## WHAT THE TASK ASKS
The answer is a single number: how many lines hold the string "matplotlib".

____

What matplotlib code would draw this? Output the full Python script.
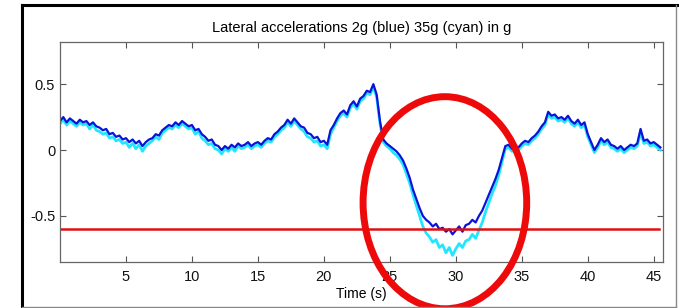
import numpy as np
import matplotlib
matplotlib.use("Agg")
import matplotlib.pyplot as plt
from matplotlib.patches import Ellipse
from matplotlib.lines import Line2D

plt.rcParams['font.family'] = ['Liberation Sans', 'DejaVu Sans']

# sample step 0.25 s, from 0 to 45.5 s
time_s = np.arange(183) * 0.25

acc_2g_blue = [
    0.22, 0.25, 0.21, 0.24,  0.22, 0.20, 0.23, 0.21,  0.22, 0.19, 0.21, 0.18,
    0.17, 0.15, 0.16, 0.12,  0.13, 0.10, 0.11, 0.08,  0.09, 0.06, 0.08, 0.05,
    0.07, 0.03, 0.06, 0.08,  0.09, 0.12, 0.11, 0.15,  0.17, 0.19, 0.18, 0.21,
    0.19, 0.22, 0.20, 0.18,  0.19, 0.15, 0.16, 0.12,  0.10, 0.07, 0.08, 0.04,
    0.03, 0.00, 0.03, 0.01,  0.04, 0.02, 0.05, 0.03,  0.04, 0.06, 0.03, 0.05,
    0.06, 0.04, 0.07, 0.09,  0.08, 0.12, 0.14, 0.17,  0.19, 0.23, 0.20, 0.24,
    0.21, 0.18, 0.17, 0.13,  0.12, 0.09, 0.10, 0.06,  0.07, 0.04, 0.15, 0.19,
    0.24, 0.28, 0.30, 0.27,  0.34, 0.37, 0.33, 0.39,  0.41, 0.45, 0.44, 0.50,
    0.42, 0.22, 0.08, 0.05,  0.03, 0.01, -0.01, -0.04, -0.08, -0.14, -0.21, -0.30,
    -0.37, -0.44, -0.50, -0.53, -0.55, -0.58, -0.56, -0.60, -0.59, -0.62, -0.60, -0.64,
    -0.61, -0.58, -0.62, -0.57, -0.56, -0.53, -0.55, -0.50, -0.46, -0.40, -0.34, -0.28,
    -0.22, -0.15, -0.06, 0.03,  0.04, 0.01, 0.03, 0.02,  0.05, 0.07, 0.06, 0.09,
    0.11, 0.14, 0.18, 0.21,  0.29, 0.26, 0.27, 0.24,  0.25, 0.23, 0.26, 0.22,
    0.20, 0.23, 0.19, 0.21,  0.12, 0.06, 0.00, 0.04,  0.09, 0.06, 0.08, 0.04,
    0.03, 0.01, 0.03, 0.00,  0.02, 0.04, 0.03, 0.05,  0.16, 0.07, 0.08, 0.05,
    0.06, 0.04, 0.02,
]

acc_35g_cyan = [
    0.20, 0.23, 0.19, 0.22,  0.20, 0.18, 0.21, 0.19,  0.20, 0.16, 0.19, 0.15,
    0.14, 0.12, 0.13, 0.09,  0.10, 0.07, 0.08, 0.05,  0.06, 0.02, 0.05, 0.01,
    0.04, -0.01, 0.03, 0.05, 0.07, 0.10, 0.08, 0.13,  0.15, 0.17, 0.16, 0.19,
    0.17, 0.20, 0.18, 0.16,  0.17, 0.12, 0.14, 0.09,  0.07, 0.04, 0.05, 0.01,
    0.00, -0.03, 0.01, -0.01, 0.02, -0.01, 0.03, 0.01, 0.02, 0.04, 0.01, 0.03,
    0.04, 0.02, 0.05, 0.07,  0.06, 0.10, 0.12, 0.15,  0.17, 0.21, 0.18, 0.22,
    0.19, 0.16, 0.14, 0.10,  0.09, 0.06, 0.07, 0.03,  0.04, 0.01, 0.12, 0.17,
    0.22, 0.26, 0.28, 0.25,  0.32, 0.35, 0.31, 0.37,  0.39, 0.43, 0.42, 0.48,
    0.40, 0.20, 0.06, 0.03,  0.01, -0.02, -0.04, -0.07, -0.11, -0.18, -0.25, -0.34,
    -0.42, -0.50, -0.58, -0.63, -0.66, -0.70, -0.68, -0.74, -0.72, -0.78, -0.74, -0.80,
    -0.75, -0.71, -0.74, -0.69, -0.68, -0.64, -0.67, -0.61, -0.55, -0.47, -0.40, -0.33,
    -0.27, -0.19, -0.09, 0.01, 0.02, -0.01, 0.01, 0.00,  0.03, 0.05, 0.04, 0.07,
    0.09, 0.12, 0.16, 0.19,  0.27, 0.24, 0.25, 0.22,  0.23, 0.21, 0.24, 0.20,
    0.18, 0.21, 0.17, 0.19,  0.10, 0.04, -0.02, 0.02, 0.07, 0.04, 0.06, 0.02,
    0.01, -0.01, 0.01, -0.02, 0.00, 0.02, 0.01, 0.03,  0.13, 0.05, 0.06, 0.03,
    0.04, 0.02, 0.00,
]

threshold = -0.6
x_ticks = [5, 10, 15, 20, 25, 30, 35, 40, 45]
y_ticks = [-0.5, 0, 0.5]
y_tick_labels = ['-0.5', '0', '0.5']
title = 'Lateral accelerations 2g (blue) 35g (cyan) in g'
xlabel = 'Time (s)'

fig = plt.figure(figsize=(6.79, 3.08), dpi=100)
ax = fig.add_axes([60/679, 1-262/308, 603/679, 220/308])

ax.plot(time_s, acc_35g_cyan, color='#22E6FF', lw=2.0)
ax.plot(time_s, acc_2g_blue, color='#0A14D8', lw=1.6)
ax.plot([0, 45.4], [threshold, threshold], color='#E01010', lw=1.8)

ax.set_xlim(0, 45.7)
ax.set_ylim(-0.85, 0.82)
ax.set_xticks(x_ticks)
ax.set_yticks(y_ticks)
ax.set_yticklabels(y_tick_labels)
ax.tick_params(direction='in', top=True, right=True, length=4, width=0.8,
               colors='#555555', labelcolor='#111111', labelsize=10.5)
ax.tick_params(axis='x', pad=6)
for s in ax.spines.values():
    s.set_color('#666666')
    s.set_linewidth(0.9)
ax.set_title(title, fontsize=10.5, pad=7)
ax.set_xlabel(xlabel, fontsize=10, labelpad=2)

ell = Ellipse((29.17, -0.40), 12.4, 1.61, fill=False, edgecolor='#EE0A0A',
              lw=5.0, clip_on=False, zorder=5)
ax.add_patch(ell)

# outer frame
fig.add_artist(Line2D([22/679, 22/679], [0, 1-5/308], transform=fig.transFigure, color='black', lw=2.2))
fig.add_artist(Line2D([22/679, 677/679], [1-5/308, 1-5/308], transform=fig.transFigure, color='black', lw=2.2))
fig.add_artist(Line2D([676/679, 676/679], [1/308, 1-5/308], transform=fig.transFigure, color='#888888', lw=1.0))
fig.add_artist(Line2D([22/679, 676/679], [1.5/308, 1.5/308], transform=fig.transFigure, color='#888888', lw=1.0))

fig.savefig('out.png', dpi=100)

____

## COMPLETE OUTPUT
6